Tennis Unity environment solution Report

Udacity Reinforcement Learning Nanodegree Project 3: Collaboration and Competition

This project implements a multi-agent DDPG to learn two agents how to collaborate and play Tennis.

Environment particularities

In this environment, two agents control rackets to bounce a ball over a net. If an agent hits the ball over the net, it receives a reward of +0.1. If an agent lets a ball hit the ground or hits the ball out of bounds, it receives a reward of -0.01. Thus, the goal of each agent is to keep the ball in play.

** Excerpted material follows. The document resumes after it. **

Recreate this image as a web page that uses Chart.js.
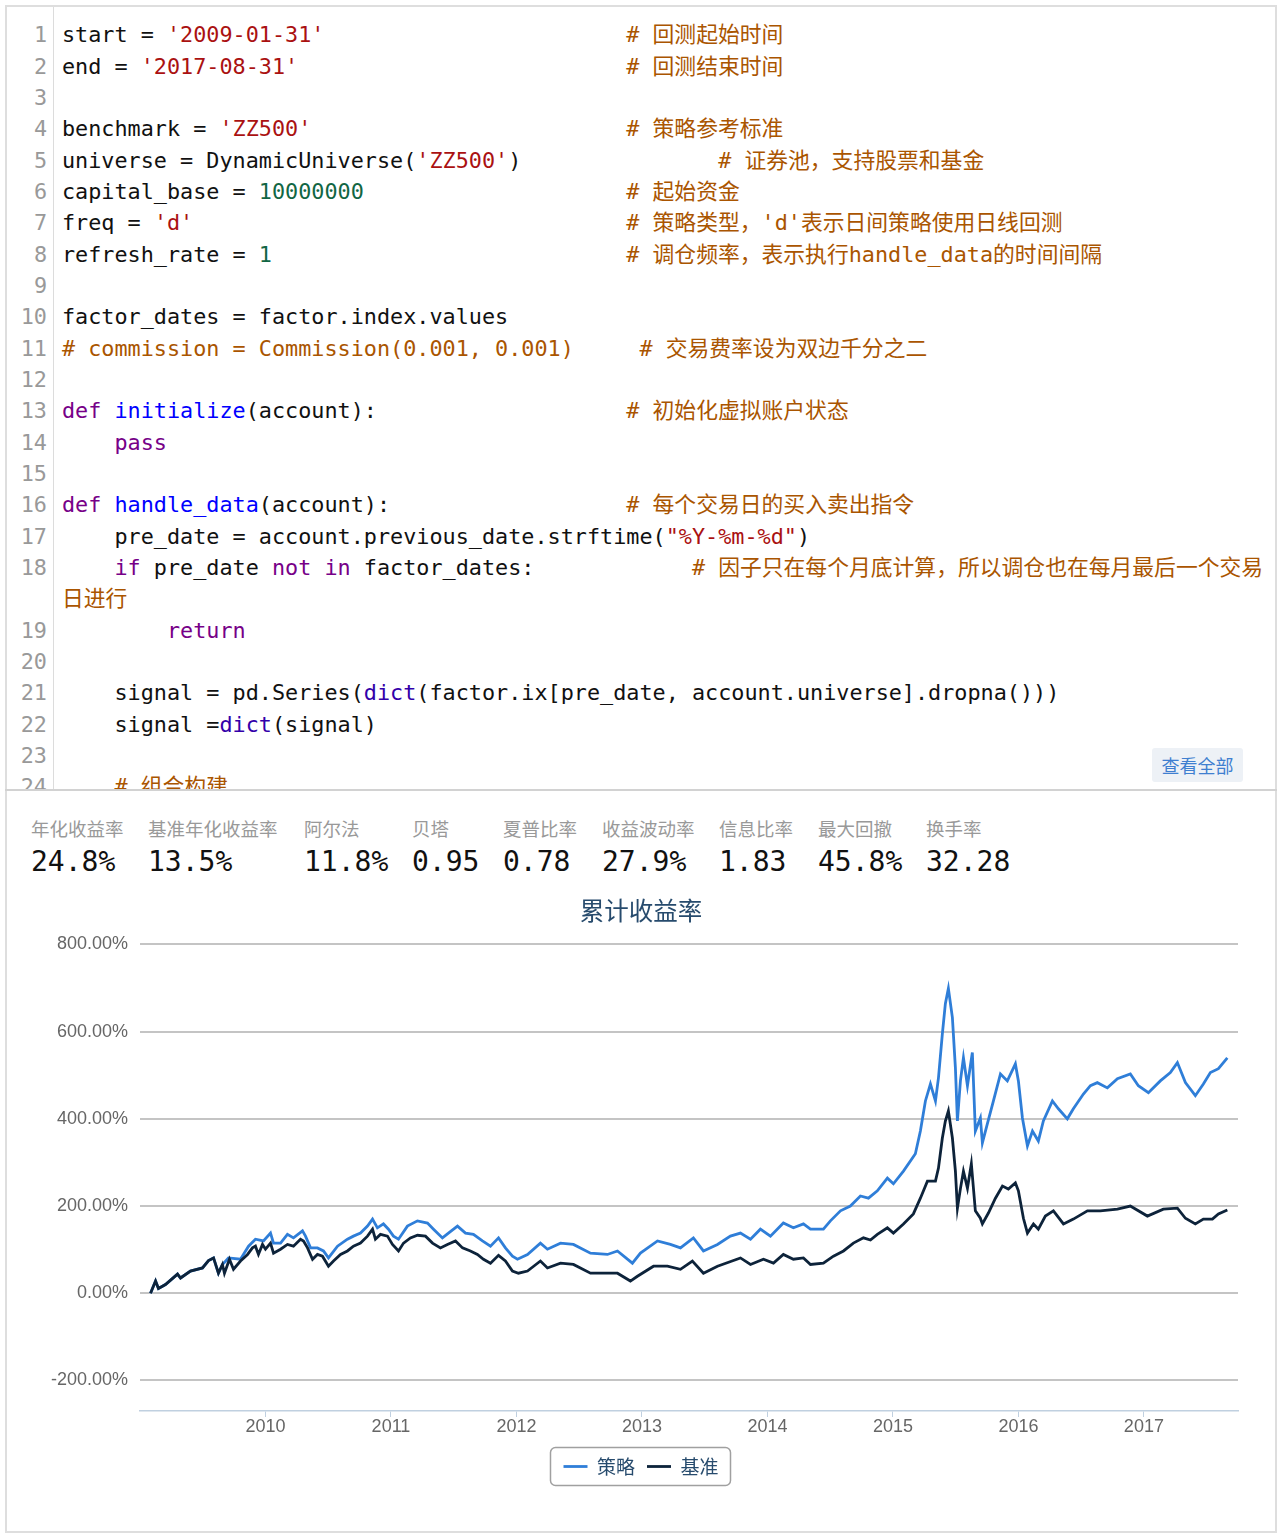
<!DOCTYPE html>
<html>
<head>
<meta charset="utf-8">
<script src="https://cdn.jsdelivr.net/npm/chart.js@4/dist/chart.umd.min.js"></script>
<style>
  body { margin: 0; width: 1280px; height: 1537px; position: relative; overflow: hidden; background: #fff; font-family: 'Noto Sans CJK SC', sans-serif; }
  #frame { position: absolute; left: 5px; top: 5px; width: 1268px; height: 1524px; border: 2px solid #dedede; }
  #code { position: absolute; left: 7px; top: 7px; width: 1266px; height: 783px; overflow: hidden; }
  #gutter { position: absolute; left: 0; top: 0; width: 46px; height: 100%; border-right: 1px solid #dcdcdc; }
  #rows { position: absolute; left: 0; top: 12.3px; width: 100%; }
  .row { position: relative; height: 31.33px; line-height: 31.33px; white-space: pre; font-family: 'DejaVu Sans Mono', 'Noto Sans CJK SC', monospace; font-size: 21.8px; color: #111; }
  .num { position: absolute; left: 0; width: 40px; text-align: right; color: #999; }
  .txt { position: absolute; left: 55px; }
  .s { color: #a11; } .n { color: #164; } .c { color: #a50; } .k { color: #708; } .d { color: #00f; } .b { color: #30a; }
  #more { position: absolute; left: 1145px; top: 741px; width: 91px; height: 34px; line-height: 34px; text-align: center; background: #edf1f6; color: #3f7fd0; font-size: 18px; border-radius: 3px; }
  #sep { position: absolute; left: 5px; top: 789px; width: 1272px; height: 2px; background: #d2d2d2; }
  .lab { position: absolute; top: 815px; font-size: 18.5px; line-height: 26px; color: #999; white-space: nowrap; }
  .val { position: absolute; top: 844px; font-family: 'DejaVu Sans Mono', monospace; font-size: 28px; line-height: 36px; color: #111; white-space: nowrap; }
  #chartBox { position: absolute; left: 0; top: 888px; width: 1280px; height: 612px; }
</style>
</head>
<body>
<div id="frame"></div>
<div id="code"><div id="gutter"></div><div id="rows"></div><div id="more">查看全部</div></div>
<div id="sep"></div>
<div id="stats"></div>
<div id="chartBox"><canvas id="graficoRetorno"></canvas></div>
<script>
// ---- datos ----
const statLabels = ['年化收益率', '基准年化收益率', '阿尔法', '贝塔', '夏普比率', '收益波动率', '信息比率', '最大回撤', '换手率'];
const statValues = ['24.8%', '13.5%', '11.8%', '0.95', '0.78', '27.9%', '1.83', '45.8%', '32.28'];
const statLeft = [31, 148, 304, 412, 503, 602, 719, 818, 926];

const seriesNames = ['策略', '基准'];
const xTicks = [2010, 2011, 2012, 2013, 2014, 2015, 2016, 2017];
const yTicks = [-200, 0, 200, 400, 600, 800];

const stratDates = [2009.084, 2009.124, 2009.147, 2009.203, 2009.299, 2009.323, 2009.402, 2009.498, 2009.546, 2009.586, 2009.625, 2009.657, 2009.705, 2009.801, 2009.865, 2009.920, 2009.984,
  2010.040, 2010.064, 2010.120, 2010.175, 2010.223, 2010.295, 2010.319, 2010.359, 2010.414, 2010.462, 2010.502, 2010.574, 2010.653, 2010.701, 2010.757, 2010.813, 2010.853, 2010.892, 2010.940, 2010.980,
  2011.020, 2011.060, 2011.131, 2011.211, 2011.291, 2011.339, 2011.410, 2011.458, 2011.530, 2011.594, 2011.657, 2011.729, 2011.793, 2011.857, 2011.912, 2011.968,
  2012.008, 2012.088, 2012.191, 2012.247, 2012.351, 2012.454, 2012.590, 2012.725, 2012.805, 2012.924, 2012.988,
  2013.124, 2013.227, 2013.307, 2013.410, 2013.490, 2013.602, 2013.705, 2013.785, 2013.865, 2013.944,
  2014.024, 2014.127, 2014.207, 2014.287, 2014.343, 2014.446, 2014.502, 2014.582, 2014.661, 2014.741, 2014.805, 2014.876, 2014.956,
  2015.004, 2015.084, 2015.179, 2015.219, 2015.259, 2015.299, 2015.339, 2015.363, 2015.394, 2015.418, 2015.442, 2015.474, 2015.498, 2015.514, 2015.538, 2015.562, 2015.594, 2015.633, 2015.657, 2015.697, 2015.713, 2015.753, 2015.801, 2015.857, 2015.912, 2015.976,
  2016.000, 2016.032, 2016.072, 2016.112, 2016.159, 2016.199, 2016.271, 2016.319, 2016.390, 2016.438, 2016.518, 2016.574, 2016.629, 2016.709, 2016.789, 2016.892, 2016.956,
  2017.036, 2017.131, 2017.211, 2017.267, 2017.331, 2017.410, 2017.474, 2017.530, 2017.594, 2017.665];
const stratValues = [0, 28, 11, 20, 44, 35, 51, 58, 75, 81, 46, 66, 81, 78, 108, 124, 120,
  138, 115, 115, 135, 127, 143, 131, 104, 104, 97, 81, 108, 124, 131, 138, 154, 170, 150, 159, 147,
  131, 124, 154, 166, 161, 147, 127, 138, 154, 138, 135, 120, 108, 127, 104, 85,
  78, 89, 115, 101, 115, 112, 92, 89, 97, 69, 92,
  120, 112, 104, 127, 97, 112, 131, 138, 124, 147,
  131, 161, 150, 159, 147, 147, 166, 189, 200, 223, 218, 235, 264,
  251, 280, 320, 372, 441, 480, 441, 494, 595, 664, 699, 632, 517, 395, 487, 540, 476, 552, 372, 402, 345, 389, 441, 503, 487, 526,
  487, 402, 338, 372, 349, 395, 441, 423, 400, 423, 457, 476, 483, 471, 492, 503, 476,
  460, 487, 506, 529, 483, 453, 480, 506, 515, 540];

const benchDates = [2009.084, 2009.124, 2009.147, 2009.203, 2009.299, 2009.323, 2009.402, 2009.498, 2009.546, 2009.586, 2009.625, 2009.657, 2009.673, 2009.713, 2009.745, 2009.801, 2009.857, 2009.896, 2009.920, 2009.944, 2009.976,
  2010.000, 2010.040, 2010.064, 2010.120, 2010.175, 2010.223, 2010.279, 2010.303, 2010.335, 2010.375, 2010.414, 2010.454, 2010.502, 2010.542, 2010.598, 2010.653, 2010.701, 2010.757, 2010.813, 2010.853, 2010.876, 2010.916, 2010.972,
  2011.012, 2011.060, 2011.100, 2011.155, 2011.211, 2011.275, 2011.331, 2011.394, 2011.450, 2011.514, 2011.570, 2011.633, 2011.689, 2011.737, 2011.793, 2011.857, 2011.912, 2011.968,
  2012.016, 2012.088, 2012.191, 2012.247, 2012.351, 2012.454, 2012.590, 2012.693, 2012.805, 2012.908, 2012.964,
  2013.092, 2013.203, 2013.307, 2013.402, 2013.490, 2013.602, 2013.785, 2013.865, 2013.968,
  2014.048, 2014.127, 2014.207, 2014.287, 2014.343, 2014.446, 2014.526, 2014.606, 2014.685, 2014.765, 2014.821, 2014.876, 2014.956,
  2015.004, 2015.084, 2015.163, 2015.219, 2015.275, 2015.339, 2015.363, 2015.394, 2015.418, 2015.442, 2015.474, 2015.498, 2015.514, 2015.538, 2015.562, 2015.594, 2015.625, 2015.657, 2015.697, 2015.713, 2015.761, 2015.817, 2015.873, 2015.920, 2015.976,
  2016.000, 2016.040, 2016.072, 2016.120, 2016.159, 2016.215, 2016.279, 2016.359, 2016.438, 2016.550, 2016.653, 2016.789, 2016.892,
  2017.028, 2017.155, 2017.267, 2017.331, 2017.410, 2017.474, 2017.546, 2017.594, 2017.665];
const benchValues = [0, 28, 11, 20, 44, 35, 51, 58, 75, 81, 46, 66, 46, 78, 55, 74, 89, 104, 108, 89, 112,
  101, 115, 92, 101, 112, 108, 124, 120, 104, 78, 89, 85, 62, 74, 89, 97, 108, 115, 131, 147, 124, 135, 131,
  112, 97, 115, 127, 133, 131, 115, 104, 112, 120, 104, 97, 89, 78, 69, 87, 74, 51,
  46, 51, 74, 58, 69, 66, 46, 46, 46, 28, 39,
  62, 62, 55, 74, 46, 62, 81, 66, 78,
  69, 89, 78, 81, 66, 69, 85, 97, 115, 127, 122, 135, 150,
  138, 159, 182, 218, 257, 257, 287, 356, 395, 418, 356, 280, 195, 240, 280, 241, 297, 189, 172, 159, 184, 218, 246, 239, 253,
  235, 172, 138, 159, 147, 177, 189, 159, 170, 189, 189, 193, 200,
  177, 193, 195, 172, 159, 170, 170, 182, 191];

// ---- código ----
const codeLines = [
  [[['', 'start = '], ['s', "'2009-01-31'"]], 43, '# 回测起始时间'],
  [[['', 'end = '], ['s', "'2017-08-31'"]], 43, '# 回测结束时间'],
  [[]],
  [[['', 'benchmark = '], ['s', "'ZZ500'"]], 43, '# 策略参考标准'],
  [[['', 'universe = DynamicUniverse('], ['s', "'ZZ500'"], ['', ')']], 50, '# 证券池，支持股票和基金'],
  [[['', 'capital_base = '], ['n', '10000000']], 43, '# 起始资金'],
  [[['', 'freq = '], ['s', "'d'"]], 43, "# 策略类型，'d'表示日间策略使用日线回测"],
  [[['', 'refresh_rate = '], ['n', '1']], 43, '# 调仓频率，表示执行handle_data的时间间隔'],
  [[]],
  [[['', 'factor_dates = factor.index.values']]],
  [[['c', '# commission = Commission(0.001, 0.001)']], 44, '# 交易费率设为双边千分之二'],
  [[]],
  [[['k', 'def'], ['', ' '], ['d', 'initialize'], ['', '(account):']], 43, '# 初始化虚拟账户状态'],
  [[['', '    '], ['k', 'pass']]],
  [[]],
  [[['k', 'def'], ['', ' '], ['d', 'handle_data'], ['', '(account):']], 43, '# 每个交易日的买入卖出指令'],
  [[['', '    pre_date = account.previous_date.strftime('], ['s', '"%Y-%m-%d"'], ['', ')']]],
  [[['', '    '], ['k', 'if'], ['', ' pre_date '], ['k', 'not'], ['', ' '], ['k', 'in'], ['', ' factor_dates:']], 48, '# 因子只在每个月底计算，所以调仓也在每月最后一个交易', '日进行'],
  [[['', '        '], ['k', 'return']]],
  [[]],
  [[['', '    signal = pd.Series('], ['b', 'dict'], ['', '(factor.ix[pre_date, account.universe].dropna()))']]],
  [[['', '    signal ='], ['b', 'dict'], ['', '(signal)']]],
  [[]],
  [[['', '    '], ['c', '# 组合构建']]]
];

const rows = document.getElementById('rows');
let html = '';
codeLines.forEach((line, i) => {
  const [parts, col, comment, wrap] = line;
  let len = 0;
  let txt = parts.map(([cls, t]) => { len += t.length; return cls ? `<span class="${cls}">${t}</span>` : t; }).join('');
  if (comment) txt += ' '.repeat(col - len) + `<span class="c">${comment}</span>`;
  html += `<div class="row"><span class="num">${i + 1}</span><span class="txt">${txt}</span></div>`;
  if (wrap) html += `<div class="row"><span class="txt"><span class="c">${wrap}</span></span></div>`;
});
rows.innerHTML = html;

const stats = document.getElementById('stats');
stats.innerHTML = statLabels.map((l, i) =>
  `<div class="lab" style="left:${statLeft[i]}px">${l}</div><div class="val" style="left:${statLeft[i]}px">${statValues[i]}</div>`
).join('');

// ---- gráfico ----
const legendBox = {
  id: 'legendBox',
  afterDraw(chart) {
    const boxes = chart.legend && chart.legend.legendHitBoxes;
    if (!boxes || !boxes.length) return;
    const first = boxes[0], last = boxes[boxes.length - 1];
    const left = first.left - 13, right = last.left + last.width + 12;
    const mid = first.top + first.height / 2;
    const ctx = chart.ctx;
    ctx.save();
    ctx.strokeStyle = '#a0a0a0';
    ctx.lineWidth = 1.5;
    ctx.beginPath();
    ctx.roundRect(left, mid - 19, right - left, 38, 5);
    ctx.stroke();
    ctx.restore();
  }
};

const toPoints = (xs, ys) => xs.map((x, i) => ({ x: x, y: ys[i] }));

new Chart(document.getElementById('graficoRetorno').getContext('2d'), {
  type: 'line',
  data: {
    datasets: [{
      label: seriesNames[0],
      data: toPoints(stratDates, stratValues),
      borderColor: '#2f7ed8',
      backgroundColor: '#2f7ed8',
      borderWidth: 2.8,
      pointRadius: 0,
      tension: 0,
      order: 1
    }, {
      label: seriesNames[1],
      data: toPoints(benchDates, benchValues),
      borderColor: '#0d233a',
      backgroundColor: '#0d233a',
      borderWidth: 2.8,
      pointRadius: 0,
      tension: 0,
      order: 0
    }]
  },
  options: {
    responsive: true,
    maintainAspectRatio: false,
    animation: false,
    devicePixelRatio: 1,
    layout: { padding: { left: 44, right: 42, top: 0, bottom: 14 } },
    plugins: {
      title: {
        display: true,
        text: '累计收益率',
        color: '#274b6d',
        font: { family: 'Noto Sans CJK SC', size: 24.5, weight: 'normal' },
        padding: { top: 8, bottom: 19 }
      },
      legend: {
        display: true,
        position: 'bottom',
        labels: {
          color: '#274b6d',
          font: { family: 'Noto Sans CJK SC', size: 19 },
          usePointStyle: true,
          pointStyle: 'line',
          pointStyleWidth: 24,
          padding: 12,
          sort: (a, b) => a.datasetIndex - b.datasetIndex
        }
      },
      tooltip: { enabled: false }
    },
    scales: {
      x: {
        type: 'linear',
        min: 2009.0,
        max: 2017.75,
        afterBuildTicks: s => { s.ticks = xTicks.map(v => ({ value: v })); },
        afterFit: s => { s.height = 34; },
        grid: { drawOnChartArea: false, drawTicks: true, tickLength: 6, color: '#c0d0e0' },
        border: { display: true, color: '#c0d0e0', width: 1.5 },
        ticks: {
          color: '#666',
          font: { family: 'Liberation Sans', size: 18 },
          padding: -1,
          maxRotation: 0,
          callback: v => String(v)
        }
      },
      y: {
        min: -270,
        max: 800,
        afterBuildTicks: s => { s.ticks = yTicks.map(v => ({ value: v })); },
        afterFit: s => { s.width = 96; },
        grid: { drawTicks: false, color: '#c4c4c4', lineWidth: 2 },
        border: { display: false },
        ticks: {
          color: '#666',
          font: { family: 'Liberation Sans', size: 18 },
          padding: 12,
          callback: v => v.toFixed(2) + '%'
        }
      }
    }
  },
  plugins: [legendBox]
});
</script>
</body>
</html>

The observation space consists of 8 variables corresponding to the position and velocity of the ball and racket. Each agent receives its own, local observation which consists of the last 3 observations concatenated. Two continuous actions are available, corresponding to movement toward (or away from) the net, and jumping.

The task is episodic, and in order to solve the environment, the agents must get an average score of +0.5 (over 100 consecutive episodes, after taking the maximum over both agents).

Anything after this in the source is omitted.